Transforming Loneliness into a Source of Creativity
Many people are shocked when I tell them I am actually not very independent. I have spent the last 7 years of my life living all across the globe usually by myself on these new adventures and there are two stark realities that I must confess. 1. I am not very independent and usually prefer to rely on others. 2. I hate change.
I’m sure you understand what an oxymoron that is. Someone who hates being alone and hates change, changes country every one or 2 years and lives by herself. I do it anyway because for me the only thing I regret in life are the things I was too scared to try.
Nevertheless, sometimes I get lonely. Honestly, props to all of my amazing friends who did an entire bachelors degree or masters degree in a foreign country because it really is hard. They made it look so easy and I don’t think I understood at the time just how much they went through.
It is hard to make meaningful bounds during postgraduate education. I’ll admit, when I graduated from my bachelors I too was convinced I had reached my friends quota. That I couldn’t possibly have space for anymore friendships. My mind was changed completely however. I went to Taipei and embarked on a journey so intense and wonderful that it will stay with me for the rest of my life. After that I craved human connections more than ever. Korea was easy for me. I got to live in the same country as some of my oldest friends with whom I shared many precious memories.
I know being alone isn’t the end of the world. In fact it’s quite the opposite. Learning to be by ourselves is one of those necessary tools in life for growth. I’ve been working on it for a long time but have never been able to fully grasp the essence of what it means to be alone and not lonely.
I have quite unique hobbies. I love reading and travelling of course, but I also like watching foreign and or independent movies, going to see contemporary art exhibitions and drinking cider outside. (I also absolutely adore archery, and trying out newer more outlandish hobbies). Not many people I know are into the same things as me so I often find myself sitting alone at home trying to rev myself up to attend a function or to get on a train to another city by myself. But what if we harness this energy? We should turn these feelings into quiet moments of self reflection.

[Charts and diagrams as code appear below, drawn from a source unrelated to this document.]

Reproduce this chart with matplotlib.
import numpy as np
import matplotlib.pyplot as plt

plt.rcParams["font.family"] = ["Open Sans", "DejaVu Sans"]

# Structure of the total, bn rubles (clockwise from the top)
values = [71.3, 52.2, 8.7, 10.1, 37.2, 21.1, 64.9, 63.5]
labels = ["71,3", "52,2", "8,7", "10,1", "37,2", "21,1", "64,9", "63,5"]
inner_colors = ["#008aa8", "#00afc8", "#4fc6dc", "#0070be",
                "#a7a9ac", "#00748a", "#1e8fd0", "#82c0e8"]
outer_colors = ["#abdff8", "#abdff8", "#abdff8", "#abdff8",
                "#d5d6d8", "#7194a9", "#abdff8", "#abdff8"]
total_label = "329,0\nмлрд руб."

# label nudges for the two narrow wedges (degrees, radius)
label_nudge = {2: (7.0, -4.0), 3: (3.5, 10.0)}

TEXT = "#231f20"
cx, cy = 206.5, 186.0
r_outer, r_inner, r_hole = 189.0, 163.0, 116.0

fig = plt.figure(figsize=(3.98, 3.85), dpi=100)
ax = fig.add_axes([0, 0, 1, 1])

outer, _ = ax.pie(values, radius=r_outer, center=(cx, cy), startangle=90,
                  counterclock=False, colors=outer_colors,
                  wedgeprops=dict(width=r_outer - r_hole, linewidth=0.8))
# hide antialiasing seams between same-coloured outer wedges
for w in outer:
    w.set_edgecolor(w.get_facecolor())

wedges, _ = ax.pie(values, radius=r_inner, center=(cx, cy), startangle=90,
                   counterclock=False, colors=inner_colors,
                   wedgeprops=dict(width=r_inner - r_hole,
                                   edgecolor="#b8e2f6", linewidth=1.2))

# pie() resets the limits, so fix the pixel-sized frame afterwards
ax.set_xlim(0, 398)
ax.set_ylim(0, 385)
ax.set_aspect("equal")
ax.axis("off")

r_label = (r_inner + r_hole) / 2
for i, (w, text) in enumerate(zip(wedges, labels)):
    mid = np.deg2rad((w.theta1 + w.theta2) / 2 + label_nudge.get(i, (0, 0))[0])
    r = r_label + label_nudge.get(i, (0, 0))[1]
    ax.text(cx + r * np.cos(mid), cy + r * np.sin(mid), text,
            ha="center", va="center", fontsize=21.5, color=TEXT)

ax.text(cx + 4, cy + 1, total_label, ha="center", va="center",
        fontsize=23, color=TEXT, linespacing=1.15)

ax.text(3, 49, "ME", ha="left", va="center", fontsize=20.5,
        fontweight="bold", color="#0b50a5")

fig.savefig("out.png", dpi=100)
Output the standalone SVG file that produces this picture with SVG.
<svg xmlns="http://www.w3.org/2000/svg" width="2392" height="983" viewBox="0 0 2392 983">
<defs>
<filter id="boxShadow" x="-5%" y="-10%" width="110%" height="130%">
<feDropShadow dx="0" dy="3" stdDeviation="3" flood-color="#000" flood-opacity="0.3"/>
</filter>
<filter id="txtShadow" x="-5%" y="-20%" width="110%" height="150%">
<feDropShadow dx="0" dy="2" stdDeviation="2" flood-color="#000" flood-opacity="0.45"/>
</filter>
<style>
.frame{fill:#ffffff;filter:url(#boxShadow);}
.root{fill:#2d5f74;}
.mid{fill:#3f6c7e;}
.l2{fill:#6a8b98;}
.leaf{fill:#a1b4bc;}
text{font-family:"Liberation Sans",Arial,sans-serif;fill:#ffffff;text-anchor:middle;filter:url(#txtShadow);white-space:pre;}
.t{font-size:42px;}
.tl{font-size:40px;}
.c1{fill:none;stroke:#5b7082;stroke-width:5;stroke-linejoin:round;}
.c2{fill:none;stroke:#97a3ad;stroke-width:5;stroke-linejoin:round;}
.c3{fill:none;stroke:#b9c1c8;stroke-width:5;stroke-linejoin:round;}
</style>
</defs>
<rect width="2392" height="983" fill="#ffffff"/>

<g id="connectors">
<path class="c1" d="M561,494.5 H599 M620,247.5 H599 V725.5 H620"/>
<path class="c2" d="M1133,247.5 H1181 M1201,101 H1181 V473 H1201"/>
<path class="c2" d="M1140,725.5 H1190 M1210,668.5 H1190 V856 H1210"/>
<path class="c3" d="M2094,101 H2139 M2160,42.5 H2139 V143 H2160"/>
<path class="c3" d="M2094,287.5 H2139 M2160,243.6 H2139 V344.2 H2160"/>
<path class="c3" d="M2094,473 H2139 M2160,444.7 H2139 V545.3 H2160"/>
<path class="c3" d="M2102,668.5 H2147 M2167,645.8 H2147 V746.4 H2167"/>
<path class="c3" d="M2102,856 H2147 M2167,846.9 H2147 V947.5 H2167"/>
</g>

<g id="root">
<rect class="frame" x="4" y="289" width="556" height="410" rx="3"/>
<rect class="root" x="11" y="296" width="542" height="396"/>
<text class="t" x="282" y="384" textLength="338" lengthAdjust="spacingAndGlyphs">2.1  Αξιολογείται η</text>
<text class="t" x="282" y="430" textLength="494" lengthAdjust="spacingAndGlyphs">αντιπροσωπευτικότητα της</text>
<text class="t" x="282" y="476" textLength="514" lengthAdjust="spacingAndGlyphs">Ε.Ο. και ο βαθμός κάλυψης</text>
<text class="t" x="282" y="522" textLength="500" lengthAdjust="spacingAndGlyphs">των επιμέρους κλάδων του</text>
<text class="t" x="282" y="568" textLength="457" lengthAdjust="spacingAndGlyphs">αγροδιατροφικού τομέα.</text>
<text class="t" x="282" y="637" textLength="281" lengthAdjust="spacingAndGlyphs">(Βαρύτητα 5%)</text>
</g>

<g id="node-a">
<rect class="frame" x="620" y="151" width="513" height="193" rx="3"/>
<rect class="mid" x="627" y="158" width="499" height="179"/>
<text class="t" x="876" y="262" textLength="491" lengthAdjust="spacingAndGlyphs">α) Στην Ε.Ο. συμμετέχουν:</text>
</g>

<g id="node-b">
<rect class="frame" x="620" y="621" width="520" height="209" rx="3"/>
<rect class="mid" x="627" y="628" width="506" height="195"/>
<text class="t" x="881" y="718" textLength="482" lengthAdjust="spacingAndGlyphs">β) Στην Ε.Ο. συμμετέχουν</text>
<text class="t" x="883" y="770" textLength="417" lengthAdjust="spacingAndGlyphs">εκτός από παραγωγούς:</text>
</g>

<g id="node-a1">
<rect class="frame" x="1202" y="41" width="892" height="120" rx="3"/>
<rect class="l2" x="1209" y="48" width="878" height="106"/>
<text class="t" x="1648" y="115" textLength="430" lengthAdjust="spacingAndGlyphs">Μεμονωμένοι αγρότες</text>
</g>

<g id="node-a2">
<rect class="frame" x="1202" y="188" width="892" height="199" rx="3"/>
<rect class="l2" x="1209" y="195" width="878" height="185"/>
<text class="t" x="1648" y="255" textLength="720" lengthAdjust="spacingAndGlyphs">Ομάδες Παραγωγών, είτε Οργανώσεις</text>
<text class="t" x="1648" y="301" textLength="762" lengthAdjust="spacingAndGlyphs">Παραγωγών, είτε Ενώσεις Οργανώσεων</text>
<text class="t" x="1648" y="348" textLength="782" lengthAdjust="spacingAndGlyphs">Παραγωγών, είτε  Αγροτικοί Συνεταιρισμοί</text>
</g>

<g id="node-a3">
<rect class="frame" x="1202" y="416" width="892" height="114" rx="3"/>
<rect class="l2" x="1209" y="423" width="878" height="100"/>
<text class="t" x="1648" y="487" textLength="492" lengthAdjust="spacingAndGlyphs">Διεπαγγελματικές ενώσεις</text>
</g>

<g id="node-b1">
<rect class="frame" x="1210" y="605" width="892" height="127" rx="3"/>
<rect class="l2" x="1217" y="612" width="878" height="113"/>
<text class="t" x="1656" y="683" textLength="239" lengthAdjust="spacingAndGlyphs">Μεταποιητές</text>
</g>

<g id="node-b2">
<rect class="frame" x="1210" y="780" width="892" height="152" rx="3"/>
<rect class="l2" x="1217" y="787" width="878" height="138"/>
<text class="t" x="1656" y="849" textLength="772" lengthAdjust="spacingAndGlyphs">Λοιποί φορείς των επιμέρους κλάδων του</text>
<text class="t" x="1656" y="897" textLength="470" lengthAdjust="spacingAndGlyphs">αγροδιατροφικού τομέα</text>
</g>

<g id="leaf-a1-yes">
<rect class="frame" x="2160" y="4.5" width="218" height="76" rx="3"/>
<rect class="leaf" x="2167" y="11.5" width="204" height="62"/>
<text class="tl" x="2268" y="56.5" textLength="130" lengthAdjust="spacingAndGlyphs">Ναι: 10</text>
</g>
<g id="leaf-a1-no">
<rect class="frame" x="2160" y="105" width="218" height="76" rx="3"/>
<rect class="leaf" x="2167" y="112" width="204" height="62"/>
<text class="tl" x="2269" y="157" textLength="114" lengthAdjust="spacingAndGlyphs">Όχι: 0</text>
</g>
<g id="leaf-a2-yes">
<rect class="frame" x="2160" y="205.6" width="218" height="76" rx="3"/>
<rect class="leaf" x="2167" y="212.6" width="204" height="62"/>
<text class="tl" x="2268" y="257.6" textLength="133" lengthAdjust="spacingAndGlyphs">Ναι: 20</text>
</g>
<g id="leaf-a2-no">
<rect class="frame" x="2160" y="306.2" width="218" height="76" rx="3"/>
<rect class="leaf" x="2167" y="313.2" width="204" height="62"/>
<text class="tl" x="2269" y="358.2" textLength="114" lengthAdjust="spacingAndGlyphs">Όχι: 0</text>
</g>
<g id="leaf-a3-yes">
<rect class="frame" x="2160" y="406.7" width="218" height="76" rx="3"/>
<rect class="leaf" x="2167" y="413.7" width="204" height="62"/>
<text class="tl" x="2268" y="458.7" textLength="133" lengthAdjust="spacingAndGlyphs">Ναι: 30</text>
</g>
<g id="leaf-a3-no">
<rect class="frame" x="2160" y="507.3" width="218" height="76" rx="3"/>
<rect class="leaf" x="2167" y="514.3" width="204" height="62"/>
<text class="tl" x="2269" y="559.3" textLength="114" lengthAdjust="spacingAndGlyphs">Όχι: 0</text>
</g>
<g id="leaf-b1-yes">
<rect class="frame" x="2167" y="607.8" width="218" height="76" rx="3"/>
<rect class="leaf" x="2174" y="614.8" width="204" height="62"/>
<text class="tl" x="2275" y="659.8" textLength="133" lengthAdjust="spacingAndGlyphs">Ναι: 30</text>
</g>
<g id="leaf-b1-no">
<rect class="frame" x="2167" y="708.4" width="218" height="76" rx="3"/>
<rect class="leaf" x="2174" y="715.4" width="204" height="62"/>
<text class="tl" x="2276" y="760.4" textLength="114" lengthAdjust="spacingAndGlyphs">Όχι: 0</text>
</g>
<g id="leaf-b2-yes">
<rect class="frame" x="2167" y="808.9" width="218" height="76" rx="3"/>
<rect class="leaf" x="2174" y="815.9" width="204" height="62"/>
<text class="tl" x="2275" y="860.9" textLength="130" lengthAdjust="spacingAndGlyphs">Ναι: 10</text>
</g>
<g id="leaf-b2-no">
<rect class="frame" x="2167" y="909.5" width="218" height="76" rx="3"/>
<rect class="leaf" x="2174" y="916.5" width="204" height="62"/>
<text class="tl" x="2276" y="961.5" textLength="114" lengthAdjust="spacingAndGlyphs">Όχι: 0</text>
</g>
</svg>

Once a friend of mine who is an artist told me that he creates because for him its the only thing that keeps him sane. His creative outlet helps him to make sense of what goes on in his mind. Personally, I think we should all take this approach, switch off your phone, pull up a typewriter (or laptop I suppose), get a pen and paper and pour your soul out onto it. Get some pencils or paint and draw your feelings. Get your camera and take some photos. Whatever your creative outlet may be, through the lens of solitude who knows what kinds of masterpieces you may create.